This time, Pezzetta went to the penalty box all by himself.
The two had served coincidental minors just before that and they were running their mouths at each other for the entire two minutes. When they came out, a fight seemed imminent, but Lemieux turtled when Pezzetta challenged him and the rest of his Montreal Canadiens simmered with rage on the bench as Pezzatta was directed back to the box.
They were trailing 2-1 with just over 12 minutes to play and Pezzetta looking on from across them. It was as his penalty was expiring that the rage on their bench finally transferred to the ice, right through Alex Romanov’s body as the young defenceman curled into a thunderous hit and knocked Los Angeles’ Rasmus Kupari flat on his back.
Jake Evans turned Tobias Björnfoot inside out and roofed a puck into Cal Petersen’s net to tie the game 2-2 a little more than three minutes after that happened. He had capitalized on a few waves of momentum the Canadiens had built with pure emotion.
They kept it going, shift after shift, hemming the Kings in and forcing them into several mistakes — including a penalty from former Canadien Phillip Danault with 2:12 to go.
From the second Romanov threw that hit to the second this one ended with a nice play by Adrian Kempe in overtime to make it 3-2 Kings, the Canadiens out-shot their opponents 13-3 and generated enough quality chances to win this game outright.
What’s hard to understand is why it took so long for them to ignite that fire.
This is a team that came into Tuesday’s contest with 10 losses in 13 games. A team playing against a tired Kings group that extended its winning streak to five games with a 5-1 win over the Maple Leafs while the Canadiens were cooling their heels at home Monday night.
They should have started off with the type of energy they finished with.
Not that the Canadiens started poorly. They scored the opening goal thanks to Ben Chiarot and they tilted the ice enough to probably pad the lead before 20 minutes were done.
But Montreal’s passion wasn’t on the same level, and their game degenerated shortly thereafter.
What happened to close out the second period was not only perplexing, but inexcusable.
“It’s something we need to get straightened out,” said Chiarot. “Second period, it’s almost kinda like we get back on our heels for some reason.”
The Canadiens took a penalty and were outshot 8-0 over the final seven minutes of the middle frame. As coach Dominique Ducharme put it, there was as much to take out of that sequence as there was the way they played after Romanov rocked Kupari.
“We shot ourselves in the foot,” he said. “We gave momentum to the other team with execution, decisions that were made.
“When we try to make the game more complicated than it is, sometimes that’s where we bite ourselves.”
The Canadiens have bitten themselves so much this season, there’s barely any meat left on the bone.
With 68 games to go, and such a steep climb up the standings needed to re-enter the playoff conversation, they have to find a way to get the emotion they showed towards the end into their game from start to finish. They can make life simpler for themselves by focusing on that more than anything else.
At least the Canadiens took a step in that direction with that sequence. At least they have some tape to review what it looks like when they push as hard as they should.

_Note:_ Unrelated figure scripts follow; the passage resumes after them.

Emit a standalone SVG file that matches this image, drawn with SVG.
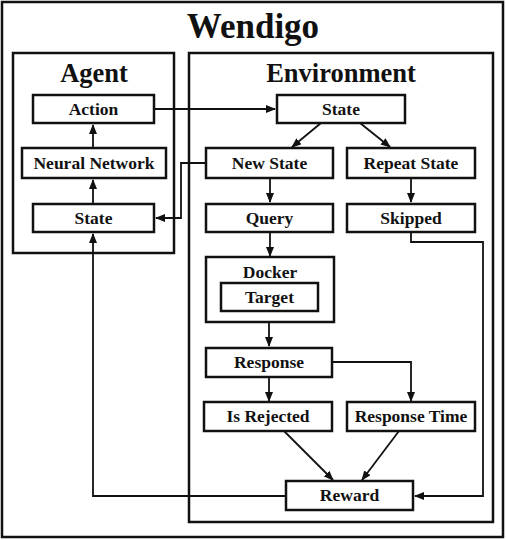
<svg xmlns="http://www.w3.org/2000/svg" width="506" height="540" viewBox="0 0 506 540">
<style>
.box{fill:#fff;stroke:#111;stroke-width:2.5}
.frame{fill:none;stroke:#111;stroke-width:2.5}
.t{font-family:"Liberation Serif","Times New Roman",serif;font-weight:bold;font-size:17.5px;text-anchor:middle;fill:#111}
.h{font-family:"Liberation Serif","Times New Roman",serif;font-weight:bold;font-size:26.5px;text-anchor:middle;fill:#111}
.c{fill:none;stroke:#111;stroke-width:1.8}
</style>
<defs>
<marker id="ah" markerWidth="10" markerHeight="8" refX="9" refY="4" orient="auto" markerUnits="userSpaceOnUse">
<path d="M0,0 L10,4 L0,8 Z" fill="#111"/>
</marker>
</defs>
<rect width="506" height="540" fill="#fff"/>
<g id="wendigo">
<rect class="frame" x="2" y="2" width="501" height="535" stroke-width="3"/>
<text x="253" y="38" class="h" font-size="35" style="font-size:35px">Wendigo</text>
</g>
<g id="agent">
<rect class="frame" x="13" y="53" width="161" height="200"/>
<text x="94" y="82" class="h">Agent</text>
</g>
<g id="environment">
<rect class="frame" x="189" y="53" width="304" height="469"/>
<text x="341" y="82" class="h">Environment</text>
</g>
<g id="connectors">
<path class="c" d="M154,109 H275" marker-end="url(#ah)"/>
<path class="c" d="M321,123 L292,147" marker-end="url(#ah)"/>
<path class="c" d="M360,123 L390,147" marker-end="url(#ah)"/>
<path class="c" d="M93,204 V180" marker-end="url(#ah)"/>
<path class="c" d="M93,148 V125" marker-end="url(#ah)"/>
<path class="c" d="M206,163 H181 V218 H156" marker-end="url(#ah)"/>
<path class="c" d="M270,178 V202" marker-end="url(#ah)"/>
<path class="c" d="M411,178 V202" marker-end="url(#ah)"/>
<path class="c" d="M270,232 V256" marker-end="url(#ah)"/>
<path class="c" d="M269,322 V346" marker-end="url(#ah)"/>
<path class="c" d="M332,362 H411 V401" marker-end="url(#ah)"/>
<path class="c" d="M269,377 V401" marker-end="url(#ah)"/>
<path class="c" d="M284,431 L333,480" marker-end="url(#ah)"/>
<path class="c" d="M399,431 L362,480" marker-end="url(#ah)"/>
<path class="c" d="M411,232 V242 H483 V496 H415" marker-end="url(#ah)"/>
<path class="c" d="M286,496 H93 V234" marker-end="url(#ah)"/>
</g>
<g id="action"><rect class="box" x="33" y="95" width="121" height="28"/><text x="93.5" y="115" class="t">Action</text></g>
<g id="neural-network"><rect class="box" x="22" y="148" width="144" height="30"/><text x="94" y="169" class="t">Neural Network</text></g>
<g id="agent-state"><rect class="box" x="33" y="204" width="121" height="28"/><text x="93.5" y="224" class="t">State</text></g>
<g id="env-state"><rect class="box" x="277" y="95" width="128" height="28"/><text x="341" y="115" class="t">State</text></g>
<g id="new-state"><rect class="box" x="206" y="148" width="127" height="30"/><text x="269.5" y="169" class="t">New State</text></g>
<g id="repeat-state"><rect class="box" x="347" y="148" width="128" height="30"/><text x="411" y="169" class="t">Repeat State</text></g>
<g id="query"><rect class="box" x="206" y="204" width="127" height="28"/><text x="269.5" y="224" class="t">Query</text></g>
<g id="skipped"><rect class="box" x="347" y="204" width="128" height="28"/><text x="411" y="224" class="t">Skipped</text></g>
<g id="docker"><rect class="box" x="206" y="257" width="128" height="65"/><text x="270" y="278" class="t">Docker</text></g>
<g id="target"><rect class="box" x="221" y="283" width="97" height="28"/><text x="269.5" y="303" class="t">Target</text></g>
<g id="response"><rect class="box" x="206" y="348" width="126" height="29"/><text x="269" y="368" class="t">Response</text></g>
<g id="is-rejected"><rect class="box" x="204" y="402" width="128" height="29"/><text x="268" y="422" class="t">Is Rejected</text></g>
<g id="response-time"><rect class="box" x="347" y="402" width="128" height="29"/><text x="411" y="422" class="t">Response Time</text></g>
<g id="reward"><rect class="box" x="286" y="481" width="127" height="29"/><text x="349.5" y="501" class="t">Reward</text></g>
</svg>
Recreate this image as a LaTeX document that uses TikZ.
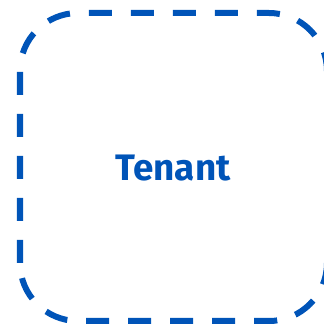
\documentclass[tikz,border=0pt]{standalone}
\usepackage{fontspec}
\setmainfont{Fira Sans}
\definecolor{tblue}{RGB}{0,84,184}
\begin{document}
\begin{tikzpicture}[x=1bp,y=1bp,
  tenantbox/.style={draw=tblue,line width=6bp,dash pattern=on 23bp off 19bp,rounded corners=58bp},
  tenantlabel/.style={text=tblue,font=\fontsize{37}{44}\selectfont\bfseries}]
\useasboundingbox (0,0) rectangle (324,324);
\begin{scope}
\clip (0,0) rectangle (324,324);
\draw[tenantbox] (20,3) rectangle (327,311);
\end{scope}
\node[tenantlabel] (t) at (173,156) {Tenant};
\end{tikzpicture}
\end{document}
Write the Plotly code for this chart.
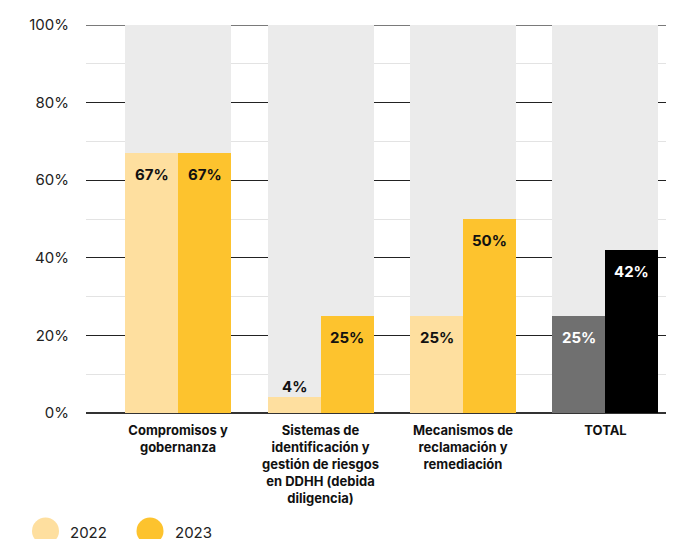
import plotly.graph_objects as go

categories = ["Compromisos y<br>gobernanza",
              "Sistemas de<br>identificación y<br>gestión de riesgos<br>en DDHH (debida<br>diligencia)",
              "Mecanismos de<br>reclamación y<br>remediación",
              "TOTAL"]
series = ["2022", "2023"]
values_2022 = [67, 4, 25, 25]
values_2023 = [67, 25, 50, 42]
background = [100, 100, 100, 100]

C22 = "#FEDF9F"
C23 = "#FDC32E"
colors_2022 = [C22, C22, C22, "#707070"]
colors_2023 = [C23, C23, C23, "#000000"]
text_2022 = ["#111111", "#111111", "#111111", "#FFFFFF"]
text_2023 = ["#111111", "#111111", "#111111", "#FFFFFF"]

FONT = "Inter"
xs = list(range(len(categories)))
bw = 0.372

fig = go.Figure()
fig.add_trace(go.Bar(x=xs, y=background, width=2 * bw, offset=-bw,
                     marker=dict(color="#EBEBEB", line=dict(width=0)),
                     showlegend=False, hoverinfo="skip"))
fig.add_trace(go.Bar(x=xs, y=values_2022, width=bw, offset=-bw, name=series[0],
                     marker=dict(color=colors_2022, line=dict(width=0)), showlegend=False))
fig.add_trace(go.Bar(x=xs, y=values_2023, width=bw, offset=0, name=series[1],
                     marker=dict(color=colors_2023, line=dict(width=0)), showlegend=False))

annotations = []
for vals, tcol, sign in [(values_2022, text_2022, -1), (values_2023, text_2023, 1)]:
    for i, v in enumerate(vals):
        inside = v >= 10
        annotations.append(dict(
            x=i + sign * bw / 2, y=v, xref="x", yref="y",
            text=f"<b>{v}%</b>", showarrow=False,
            yanchor="middle", yshift=-21 if inside else 11,
            font=dict(family=FONT, size=15, color=tcol[i] if inside else "#111111")))

# layout geometry (figure pixels)
L, T, B = 78, 17, 134
W, H = 674, 539
plot_w = W - L
plot_h = H - T - B
y_bottom = H - B

shapes = []
leg_x = [37.5, 142]
leg_y = 523
leg_cols = [C22, C23]
for lx, col, name in zip(leg_x, leg_cols, series):
    px = (lx - L) / plot_w
    py = (y_bottom - leg_y) / plot_h
    shapes.append(dict(type="circle", xref="paper", yref="paper",
                       xsizemode="pixel", ysizemode="pixel",
                       xanchor=px, yanchor=py,
                       x0=-13.5, x1=13.5, y0=-13.5, y1=13.5,
                       fillcolor=col, line=dict(width=0)))
    annotations.append(dict(x=(lx + 22.5 - L) / plot_w, y=py, xref="paper", yref="paper",
                            text=name, showarrow=False, xanchor="left", yanchor="middle",
                            yshift=-1,
                            font=dict(family=FONT, size=15, color="#222222")))

# top 100% line in gray
shapes.append(dict(type="line", xref="paper", yref="y", x0=0, x1=1, y0=100, y1=100,
                   line=dict(color="#7A7A7A", width=2), layer="below"))

fig.update_layout(
    width=W, height=H,
    margin=dict(l=L, r=0, t=T, b=B),
    paper_bgcolor="white", plot_bgcolor="white",
    barmode="overlay", bargap=0,
    showlegend=False,
    annotations=annotations, shapes=shapes,
    font=dict(family=FONT, color="#222222"),
)
fig.update_xaxes(
    range=[-0.646, 3.537], tickvals=xs, ticktext=categories,
    showgrid=False, zeroline=False, showline=False, ticks="",
    tickfont=dict(family=FONT, size=13, color="#111111", weight="bold"),
    ticklabelstandoff=8,
)
fig.update_yaxes(
    range=[0, 100], tickvals=[0, 20, 40, 60, 80, 100],
    ticktext=["0%", "20%", "40%", "60%", "80%", "100%"],
    showgrid=True, gridcolor="#222222", gridwidth=1,
    minor=dict(dtick=10, tick0=0, showgrid=True, gridcolor="#E3E3E3", gridwidth=1),
    zeroline=True, zerolinecolor="#333333", zerolinewidth=1.5,
    showline=False, ticks="",
    tickfont=dict(family=FONT, size=15, color="#222222"),
    ticklabelstandoff=16,
)

fig.write_html("out.html")
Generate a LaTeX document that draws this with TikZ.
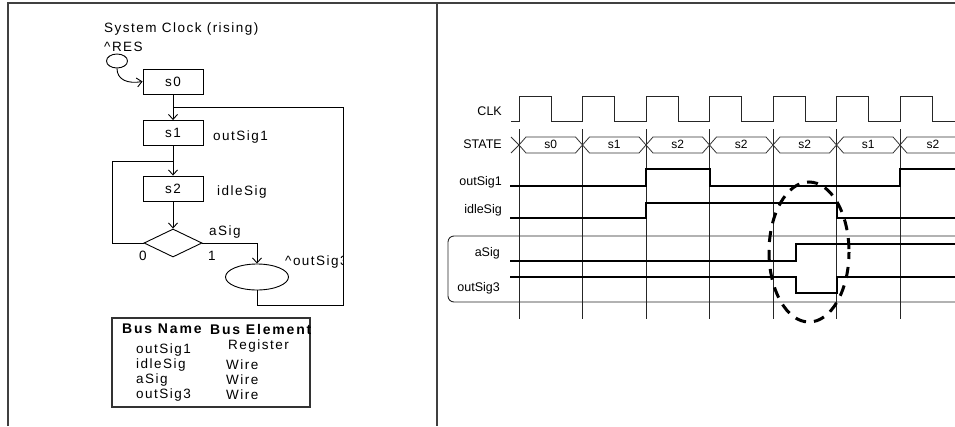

“I was happy with the way we were kind of able to recapture the momentum — something we’ve had a little bit of trouble doing when we lose it in games,” said Chiarot. “One of the best games I’ve seen Romy play, Pezzetta trying to do what he has to do for the team, and I thought both of those things kind of got us back in the fight.”
There are so many more of “those things” that need to happen for the Canadiens to not be forced into having to get “back in the fight.”
They’ve trailed going into the third period in an NHL-leading eight of their 14 games. They’ve given up a league-leading 18 goals in the middle frame. And these stats have as much to do with their effort and passion level as they do faulty execution.
On this night, it didn’t cost the Canadiens then and there, but they still paid for it to start the third when Alex Iaffalo blew by David Savard and shot a puck through Jake Allen to make it 2-1 Kings.
They collected a point, but it takes more of what they showed at the end — and less of what they showed in the middle — to finish with two.